→ What you will do
Write out the full listing exactly as given, minus the images.
— Start of Recorded data —
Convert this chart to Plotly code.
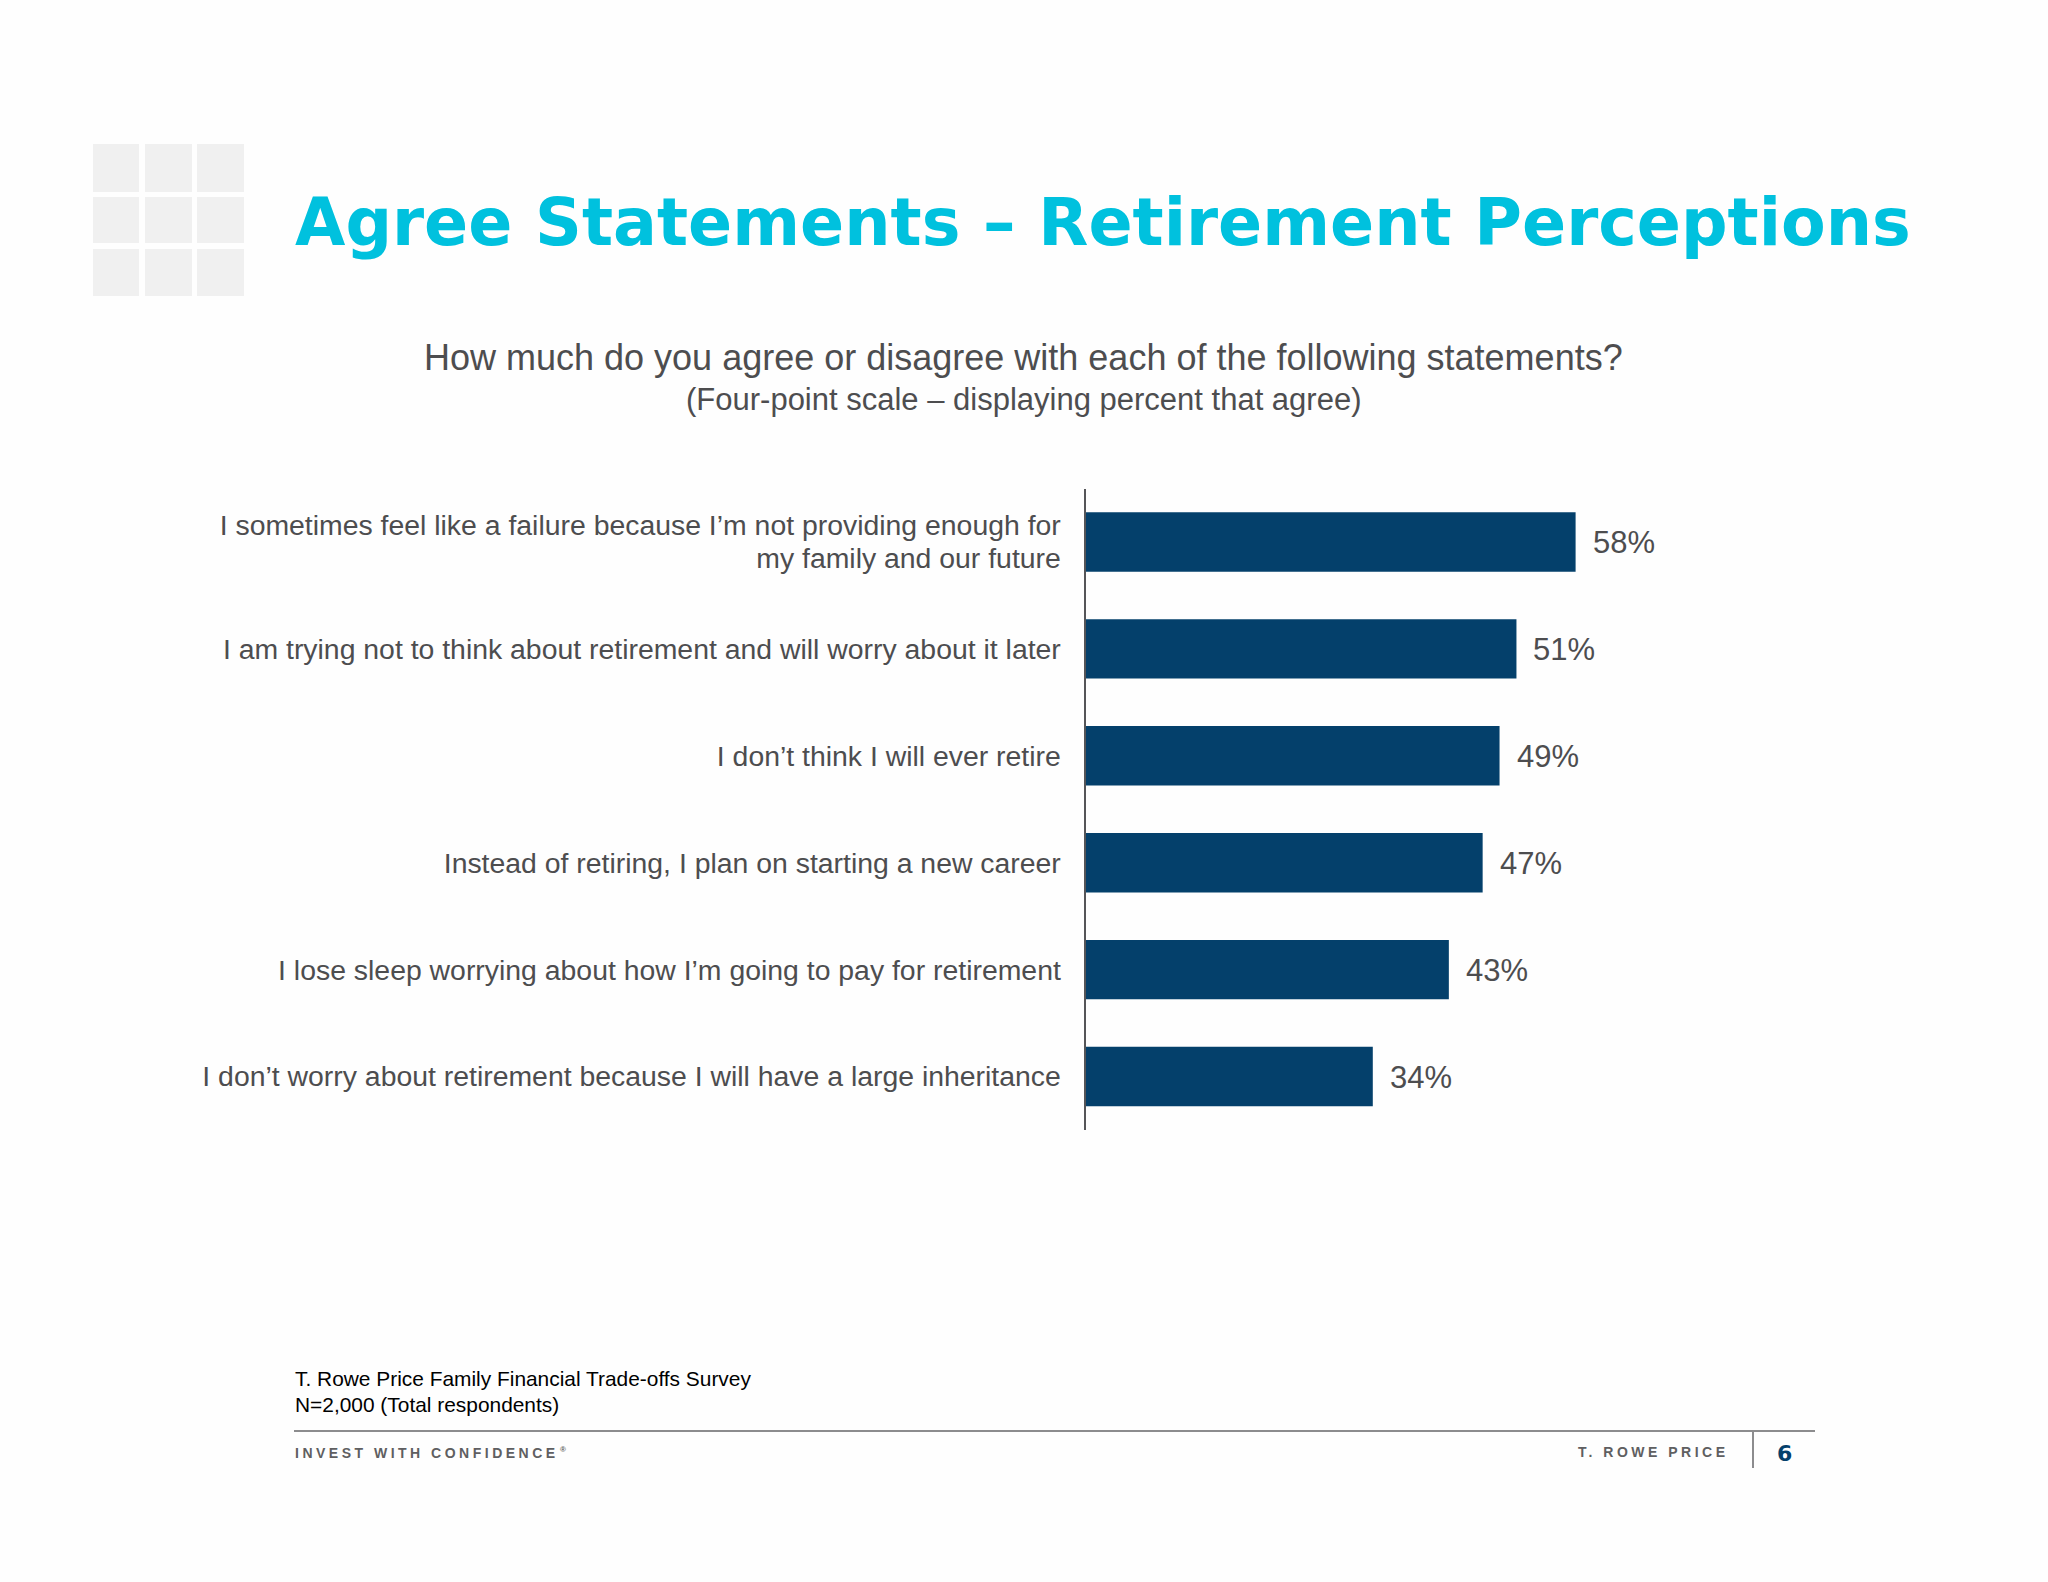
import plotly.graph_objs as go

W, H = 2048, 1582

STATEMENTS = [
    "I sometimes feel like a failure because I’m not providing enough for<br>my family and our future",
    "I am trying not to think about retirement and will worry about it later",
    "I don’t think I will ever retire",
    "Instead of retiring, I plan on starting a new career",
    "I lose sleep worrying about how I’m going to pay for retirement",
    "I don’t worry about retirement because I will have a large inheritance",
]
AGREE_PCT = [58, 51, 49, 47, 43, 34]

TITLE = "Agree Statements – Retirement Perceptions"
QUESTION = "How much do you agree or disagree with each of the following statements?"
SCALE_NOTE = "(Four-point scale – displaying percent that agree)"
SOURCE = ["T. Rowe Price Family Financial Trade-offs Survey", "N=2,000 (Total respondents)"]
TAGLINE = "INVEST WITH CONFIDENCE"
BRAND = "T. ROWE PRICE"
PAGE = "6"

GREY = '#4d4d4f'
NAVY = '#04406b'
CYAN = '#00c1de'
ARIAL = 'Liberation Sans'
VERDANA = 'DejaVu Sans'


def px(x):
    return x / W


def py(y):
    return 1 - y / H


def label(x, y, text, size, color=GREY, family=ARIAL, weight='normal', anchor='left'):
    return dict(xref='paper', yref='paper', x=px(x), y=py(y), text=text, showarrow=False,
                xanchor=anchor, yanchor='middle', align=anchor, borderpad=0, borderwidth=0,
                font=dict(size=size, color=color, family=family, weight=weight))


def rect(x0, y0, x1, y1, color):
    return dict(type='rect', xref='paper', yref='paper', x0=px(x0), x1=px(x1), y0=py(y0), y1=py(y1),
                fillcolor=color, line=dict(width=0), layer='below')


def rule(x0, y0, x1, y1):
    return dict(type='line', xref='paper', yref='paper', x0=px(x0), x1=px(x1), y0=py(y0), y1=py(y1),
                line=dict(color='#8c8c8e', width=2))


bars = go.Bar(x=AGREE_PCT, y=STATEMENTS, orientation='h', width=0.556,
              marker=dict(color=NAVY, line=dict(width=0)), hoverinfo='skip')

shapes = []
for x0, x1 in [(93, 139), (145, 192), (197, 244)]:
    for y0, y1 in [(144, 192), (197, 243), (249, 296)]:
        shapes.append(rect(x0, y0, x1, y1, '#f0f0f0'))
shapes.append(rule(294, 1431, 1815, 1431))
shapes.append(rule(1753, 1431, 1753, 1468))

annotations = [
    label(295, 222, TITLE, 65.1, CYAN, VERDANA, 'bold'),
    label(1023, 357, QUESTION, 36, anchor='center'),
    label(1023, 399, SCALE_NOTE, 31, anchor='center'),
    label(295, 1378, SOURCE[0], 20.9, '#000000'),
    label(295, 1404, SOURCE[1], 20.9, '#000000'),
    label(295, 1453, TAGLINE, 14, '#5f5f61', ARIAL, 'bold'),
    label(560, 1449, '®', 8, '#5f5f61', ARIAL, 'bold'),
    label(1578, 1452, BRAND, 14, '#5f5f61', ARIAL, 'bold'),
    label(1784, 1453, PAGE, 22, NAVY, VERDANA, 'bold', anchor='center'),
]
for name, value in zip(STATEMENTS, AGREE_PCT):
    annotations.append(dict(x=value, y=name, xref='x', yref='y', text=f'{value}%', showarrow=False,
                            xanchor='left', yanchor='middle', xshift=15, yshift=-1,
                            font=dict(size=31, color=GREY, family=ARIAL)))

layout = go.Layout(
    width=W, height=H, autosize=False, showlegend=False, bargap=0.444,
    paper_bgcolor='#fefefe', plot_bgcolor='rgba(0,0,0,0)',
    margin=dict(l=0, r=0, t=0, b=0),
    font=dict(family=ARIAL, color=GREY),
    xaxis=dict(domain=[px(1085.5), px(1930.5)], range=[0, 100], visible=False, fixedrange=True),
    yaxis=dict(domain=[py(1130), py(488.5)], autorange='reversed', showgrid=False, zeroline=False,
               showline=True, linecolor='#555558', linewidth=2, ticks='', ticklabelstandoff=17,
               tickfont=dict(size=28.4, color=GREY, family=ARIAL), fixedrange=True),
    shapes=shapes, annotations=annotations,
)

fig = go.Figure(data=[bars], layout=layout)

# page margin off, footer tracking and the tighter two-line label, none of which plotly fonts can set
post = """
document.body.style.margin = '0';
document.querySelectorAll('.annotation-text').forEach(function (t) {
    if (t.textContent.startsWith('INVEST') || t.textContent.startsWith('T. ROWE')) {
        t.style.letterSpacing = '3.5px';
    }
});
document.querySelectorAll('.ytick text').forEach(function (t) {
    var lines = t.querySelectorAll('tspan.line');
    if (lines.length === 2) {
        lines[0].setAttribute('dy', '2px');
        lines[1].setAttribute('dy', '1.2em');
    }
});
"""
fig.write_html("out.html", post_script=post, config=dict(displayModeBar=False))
— End of Recorded data —
→ Task output
Convert this chart to Plotly code.
import plotly.graph_objs as go

W, H = 2048, 1582

STATEMENTS = [
    "I sometimes feel like a failure because I’m not providing enough for<br>my family and our future",
    "I am trying not to think about retirement and will worry about it later",
    "I don’t think I will ever retire",
    "Instead of retiring, I plan on starting a new career",
    "I lose sleep worrying about how I’m going to pay for retirement",
    "I don’t worry about retirement because I will have a large inheritance",
]
AGREE_PCT = [58, 51, 49, 47, 43, 34]

TITLE = "Agree Statements – Retirement Perceptions"
QUESTION = "How much do you agree or disagree with each of the following statements?"
SCALE_NOTE = "(Four-point scale – displaying percent that agree)"
SOURCE = ["T. Rowe Price Family Financial Trade-offs Survey", "N=2,000 (Total respondents)"]
TAGLINE = "INVEST WITH CONFIDENCE"
BRAND = "T. ROWE PRICE"
PAGE = "6"

GREY = '#4d4d4f'
NAVY = '#04406b'
CYAN = '#00c1de'
ARIAL = 'Liberation Sans'
VERDANA = 'DejaVu Sans'


def px(x):
    return x / W


def py(y):
    return 1 - y / H


def label(x, y, text, size, color=GREY, family=ARIAL, weight='normal', anchor='left'):
    return dict(xref='paper', yref='paper', x=px(x), y=py(y), text=text, showarrow=False,
                xanchor=anchor, yanchor='middle', align=anchor, borderpad=0, borderwidth=0,
                font=dict(size=size, color=color, family=family, weight=weight))


def rect(x0, y0, x1, y1, color):
    return dict(type='rect', xref='paper', yref='paper', x0=px(x0), x1=px(x1), y0=py(y0), y1=py(y1),
                fillcolor=color, line=dict(width=0), layer='below')


def rule(x0, y0, x1, y1):
    return dict(type='line', xref='paper', yref='paper', x0=px(x0), x1=px(x1), y0=py(y0), y1=py(y1),
                line=dict(color='#8c8c8e', width=2))


bars = go.Bar(x=AGREE_PCT, y=STATEMENTS, orientation='h', width=0.556,
              marker=dict(color=NAVY, line=dict(width=0)), hoverinfo='skip')

shapes = []
for x0, x1 in [(93, 139), (145, 192), (197, 244)]:
    for y0, y1 in [(144, 192), (197, 243), (249, 296)]:
        shapes.append(rect(x0, y0, x1, y1, '#f0f0f0'))
shapes.append(rule(294, 1431, 1815, 1431))
shapes.append(rule(1753, 1431, 1753, 1468))

annotations = [
    label(295, 222, TITLE, 65.1, CYAN, VERDANA, 'bold'),
    label(1023, 357, QUESTION, 36, anchor='center'),
    label(1023, 399, SCALE_NOTE, 31, anchor='center'),
    label(295, 1378, SOURCE[0], 20.9, '#000000'),
    label(295, 1404, SOURCE[1], 20.9, '#000000'),
    label(295, 1453, TAGLINE, 14, '#5f5f61', ARIAL, 'bold'),
    label(560, 1449, '®', 8, '#5f5f61', ARIAL, 'bold'),
    label(1578, 1452, BRAND, 14, '#5f5f61', ARIAL, 'bold'),
    label(1784, 1453, PAGE, 22, NAVY, VERDANA, 'bold', anchor='center'),
]
for name, value in zip(STATEMENTS, AGREE_PCT):
    annotations.append(dict(x=value, y=name, xref='x', yref='y', text=f'{value}%', showarrow=False,
                            xanchor='left', yanchor='middle', xshift=15, yshift=-1,
                            font=dict(size=31, color=GREY, family=ARIAL)))

layout = go.Layout(
    width=W, height=H, autosize=False, showlegend=False, bargap=0.444,
    paper_bgcolor='#fefefe', plot_bgcolor='rgba(0,0,0,0)',
    margin=dict(l=0, r=0, t=0, b=0),
    font=dict(family=ARIAL, color=GREY),
    xaxis=dict(domain=[px(1085.5), px(1930.5)], range=[0, 100], visible=False, fixedrange=True),
    yaxis=dict(domain=[py(1130), py(488.5)], autorange='reversed', showgrid=False, zeroline=False,
               showline=True, linecolor='#555558', linewidth=2, ticks='', ticklabelstandoff=17,
               tickfont=dict(size=28.4, color=GREY, family=ARIAL), fixedrange=True),
    shapes=shapes, annotations=annotations,
)

fig = go.Figure(data=[bars], layout=layout)

# page margin off, footer tracking and the tighter two-line label, none of which plotly fonts can set
post = """
document.body.style.margin = '0';
document.querySelectorAll('.annotation-text').forEach(function (t) {
    if (t.textContent.startsWith('INVEST') || t.textContent.startsWith('T. ROWE')) {
        t.style.letterSpacing = '3.5px';
    }
});
document.querySelectorAll('.ytick text').forEach(function (t) {
    var lines = t.querySelectorAll('tspan.line');
    if (lines.length === 2) {
        lines[0].setAttribute('dy', '2px');
        lines[1].setAttribute('dy', '1.2em');
    }
});
"""
fig.write_html("out.html", post_script=post, config=dict(displayModeBar=False))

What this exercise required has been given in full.